Solving a light ray worldline with the geodesic equation I'm having trouble solving the geodesic equation for a light ray.
$$ {d^2 x^\mu \over d\tau^2} + \Gamma^\mu_{\alpha\beta} {dx^\alpha \over d\tau} {dx^\beta \over d\tau} = 0 $$
I apologise, but I'm a bit new to this, but I have the initial $x^\mu$ and initial $dx^\mu\over d\tau$. I'm just not sure how to use them to solve the equation for $x^\mu$.
I would logically start with
$$ {dx^\mu \over d\tau}_{initial} = v^\mu $$
and suppose that the initial acceleration would be
$$ {d^2 x^\mu \over d\tau^2}_{initial} = - \Gamma^\mu_{\alpha\beta} v^\alpha v^\beta $$
But that doesn't really help me integrate it, since I've only got constants for the initial condition. How would I solve this for $x^\mu(\tau)$?
Furthermore, I feel that this equation may not apply to light rays, as their proper time ought to be $0$, right?
 A: Assume, that the photon path is parametrized by an affine parameter. The affine parameter for the null geodesic is usually denoted with $\lambda$, so I'll use $\lambda$ instead of $\tau$. Then by velocity I'll mean 4-vector $u^{\alpha} = \frac{d x^\alpha}{d \lambda}$.
I'll use Wikipedia notation for the Schwarzschild metric, assuming in addition, that $c=1$. Particularly, signature will be $(+---)$. Given any initial conditions for a photon, one can always find a "plane", containing initial position and velocity. (By a plane here I mean a big circle on a sphere, parametrized by $\varphi$-$\theta$ coordinates.) Then you can use rotational symmetry to move the initial conditions in $\theta=\pi/2$ plane, so that initially photon is in this plane and $\theta$ component of its velocity is 0. Then photon will always have $u^\theta=0$ and $\theta=\pi/2$.

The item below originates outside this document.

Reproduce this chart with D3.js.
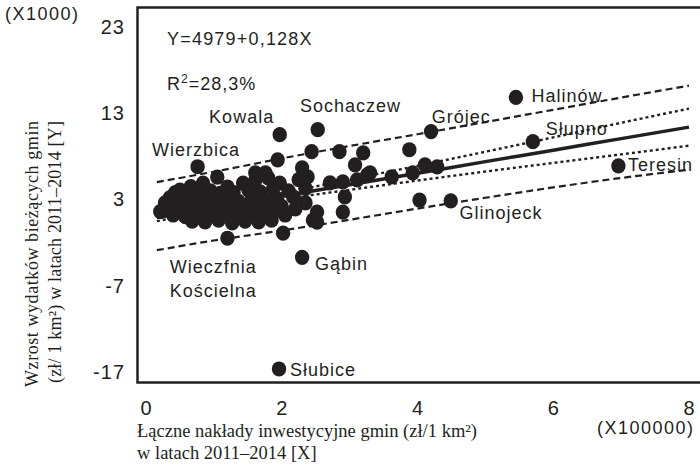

The Schwarzschild metric is invariant with respect to time translation and rotation. In the traditional language of general relativity, $\frac{\partial}{\partial t}$ and $\frac{\partial}{\partial\varphi}$ are killing fields. This implies, that $u_t$ and $u_\varphi$ are constant (but not $u^t$ and $u^\varphi$). Together with $u^\alpha u_\alpha = 0$ this gives 3 equations for 3 non-zero components of the 4-velocity, so you can find all of them (as a functions of $r$). In this case physicists say, that the equation of motion is integrable. Now you may want to find $r(\lambda)$, $t(\lambda)$, $\varphi(\lambda)$, starting from solving $\frac{dr}{d\lambda} = u^r(r(\lambda))$ as an ordinary differential equation on the function $r(\lambda)$.
There are great notes on solving the same problem for a massive particle by Christopher Hirata. You may also want to look at other sections of the lecture notes for the course he gave at Caltech in 2011-2012. You may also think about photon trajectory as a particle trajectory in the limit $\textrm{mass}\to0$.
A: $\tau$ can be seen as proper time scaled by an arbitrary factor.  For the limit of approaching a null geodesic, yes $\tau$ as proper time goes to zero, but use an arbitrary factor approaching infinity, and the combination can be kept finite.  Or ignore all that; $\tau$ can be any arbitrary parameterization along the geodesic.
I notice someone has already asked about this: What is the physical meaning of the affine parameter for null geodesic?